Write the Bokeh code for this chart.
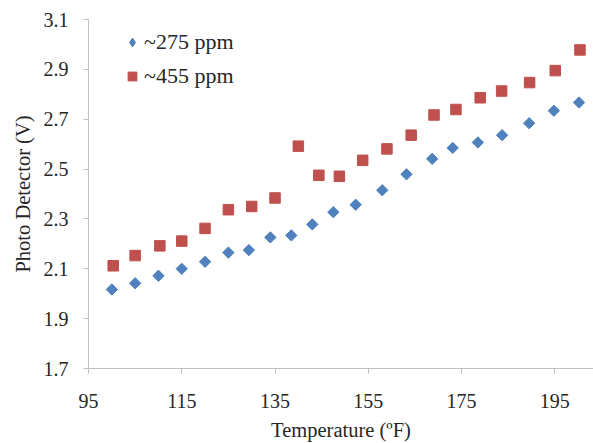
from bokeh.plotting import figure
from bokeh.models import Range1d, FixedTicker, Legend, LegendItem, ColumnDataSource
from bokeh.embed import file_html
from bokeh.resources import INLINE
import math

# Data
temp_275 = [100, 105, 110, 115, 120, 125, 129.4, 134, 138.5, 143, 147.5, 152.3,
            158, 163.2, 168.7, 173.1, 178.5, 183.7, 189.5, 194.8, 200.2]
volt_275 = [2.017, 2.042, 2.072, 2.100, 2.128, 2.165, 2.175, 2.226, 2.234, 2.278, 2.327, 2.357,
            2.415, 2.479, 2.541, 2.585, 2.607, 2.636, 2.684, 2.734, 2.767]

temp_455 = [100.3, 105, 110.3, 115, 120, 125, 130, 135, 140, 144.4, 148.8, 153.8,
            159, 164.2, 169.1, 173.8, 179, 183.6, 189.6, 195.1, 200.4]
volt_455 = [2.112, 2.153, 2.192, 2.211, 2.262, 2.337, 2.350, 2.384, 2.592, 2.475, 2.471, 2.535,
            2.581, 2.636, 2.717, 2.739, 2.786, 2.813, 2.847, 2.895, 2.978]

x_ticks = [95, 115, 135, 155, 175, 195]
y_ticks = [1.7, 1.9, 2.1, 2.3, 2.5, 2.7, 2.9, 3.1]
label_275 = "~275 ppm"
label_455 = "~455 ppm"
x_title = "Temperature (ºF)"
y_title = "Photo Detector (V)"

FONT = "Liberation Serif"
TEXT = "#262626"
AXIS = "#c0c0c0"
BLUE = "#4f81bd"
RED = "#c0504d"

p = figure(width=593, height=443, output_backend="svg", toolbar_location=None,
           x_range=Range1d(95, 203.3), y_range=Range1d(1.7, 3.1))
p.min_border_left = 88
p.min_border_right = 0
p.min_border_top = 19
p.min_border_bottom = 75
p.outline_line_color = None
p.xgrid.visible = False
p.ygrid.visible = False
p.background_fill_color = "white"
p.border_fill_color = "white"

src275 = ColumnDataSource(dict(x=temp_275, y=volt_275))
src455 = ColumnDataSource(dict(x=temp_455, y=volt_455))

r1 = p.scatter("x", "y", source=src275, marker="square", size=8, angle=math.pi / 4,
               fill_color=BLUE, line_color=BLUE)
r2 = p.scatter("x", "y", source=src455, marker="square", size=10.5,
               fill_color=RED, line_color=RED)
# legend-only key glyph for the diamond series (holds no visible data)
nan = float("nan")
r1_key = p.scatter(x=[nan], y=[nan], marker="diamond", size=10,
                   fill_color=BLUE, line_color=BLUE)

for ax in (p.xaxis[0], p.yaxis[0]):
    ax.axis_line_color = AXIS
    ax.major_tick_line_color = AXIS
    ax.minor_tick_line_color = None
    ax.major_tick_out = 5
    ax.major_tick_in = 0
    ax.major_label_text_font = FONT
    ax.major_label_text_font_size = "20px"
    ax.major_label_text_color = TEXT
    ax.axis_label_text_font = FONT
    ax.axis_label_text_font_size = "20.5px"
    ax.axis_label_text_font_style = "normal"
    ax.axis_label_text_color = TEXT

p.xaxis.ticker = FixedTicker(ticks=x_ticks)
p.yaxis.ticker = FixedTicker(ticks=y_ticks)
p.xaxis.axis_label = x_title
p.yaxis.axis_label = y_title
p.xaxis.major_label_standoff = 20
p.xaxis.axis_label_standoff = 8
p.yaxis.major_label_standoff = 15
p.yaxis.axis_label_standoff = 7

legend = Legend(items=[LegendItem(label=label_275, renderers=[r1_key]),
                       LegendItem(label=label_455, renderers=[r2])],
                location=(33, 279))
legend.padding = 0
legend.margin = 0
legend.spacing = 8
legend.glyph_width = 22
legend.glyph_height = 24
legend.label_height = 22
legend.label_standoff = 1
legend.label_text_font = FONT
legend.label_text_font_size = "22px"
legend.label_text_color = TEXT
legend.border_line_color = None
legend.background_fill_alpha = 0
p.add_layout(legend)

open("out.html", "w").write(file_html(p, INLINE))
▬▬▬▬▬▬
**INSTRUCTIONS FOR THE TASK:** Return the material line for line, from its beginning to the line that contains "import math", with the pictures left out.

**PROBLEM SOLUTION:**
Write the Bokeh code for this chart.
from bokeh.plotting import figure
from bokeh.models import Range1d, FixedTicker, Legend, LegendItem, ColumnDataSource
from bokeh.embed import file_html
from bokeh.resources import INLINE
import math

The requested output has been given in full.